Long time, no talk. It's an ongoing theme here at Here Right Now.

Kara has a post up that has got me thinking. It's even distracted me from the episode of ST:Voyager I've been looking forward to all afternoon (Collective - in which we meet the adorable Borg children in Season 6).

I know I'm one of the friends she refers to in the middle of the post - I watch as friends and family almost seem to panic as soon as my weight approaches their own.  They hop on the newest diet or exercise bandwagon to try and lose some weight.  Part of me is happy for them, of course I want to see everyone successful in their own weight loss endeavors.  But then part of me is pissed off.  Why did they wait until my weight was almost on par with theirs?  It makes me feel pretty crappy when it really shouldn't.

Okay, well except for the jumping on the newest diet or exercise bandwagon - unless eating nothing but cornbread is a new diet trick.

I don't know how to explain what I am feeling. All my feels are jumbled together, and it's hard to express them. But, in the interest of emotional breakthroughs, I'm going to try.

There is a part of me that is jealous of what Kara has achieved in the past year, but that jealousy stems from ... shame? Maybe shame is the right word in this case.

Kara has achieved so much, and it has not been easy. I have watched her struggle, but from the outside it looks easy. She has made a commitment to her health, to her emotional well-being, to her family, and it shines from her. Every time I see her, I am in awe.

The shame comes from deep within, from the part of me that says, "You haven't done anything like that, have you? You haven't put in the extreme effort that she has, of course you have no right to achieve what she has. You want it to happen without doing anything differently, when you know that is an impossibility. So sit on your couch and cry like a baby, because that's all you're entitled to at the moment."

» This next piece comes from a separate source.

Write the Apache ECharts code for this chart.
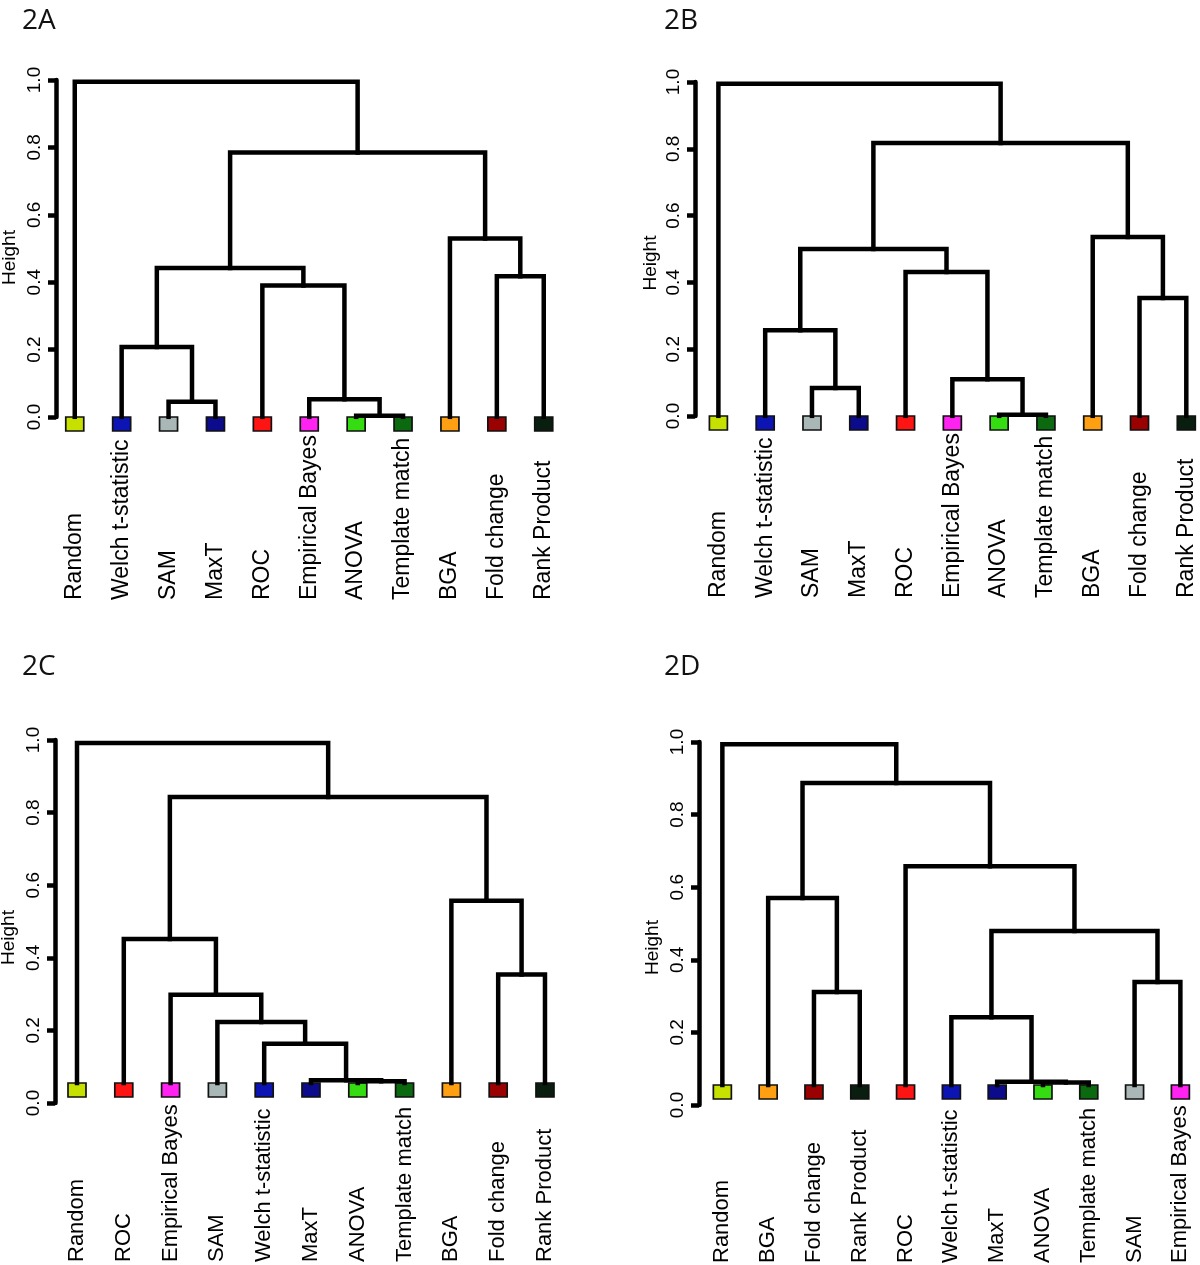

It's not that I want to change the way I eat and race her to the finish line. It's that I am ashamed that I haven't done that - that I've let so many years go by, unhappy with myself, and I've done nothing. I don't want to let my bad feelings about myself hurt her progress in any way.

I am amazed by you, Kara. Every day, I'm amazed at how strong you are. Don't ever think that your success is not 1000% deserved, because it is.

So, now that I have those feels out in the open, I'm going to wash the dishes and get back to the Borg.

1 comment:

  1. Awwwww!!! You are the best nerdy friend a girl could ever want!

    Thanks a lot for making me cry over here.

    I think the cornbread diet has a nice (and delicious) ring to it.

    Let me know how I can support you the same way you are always supporting me!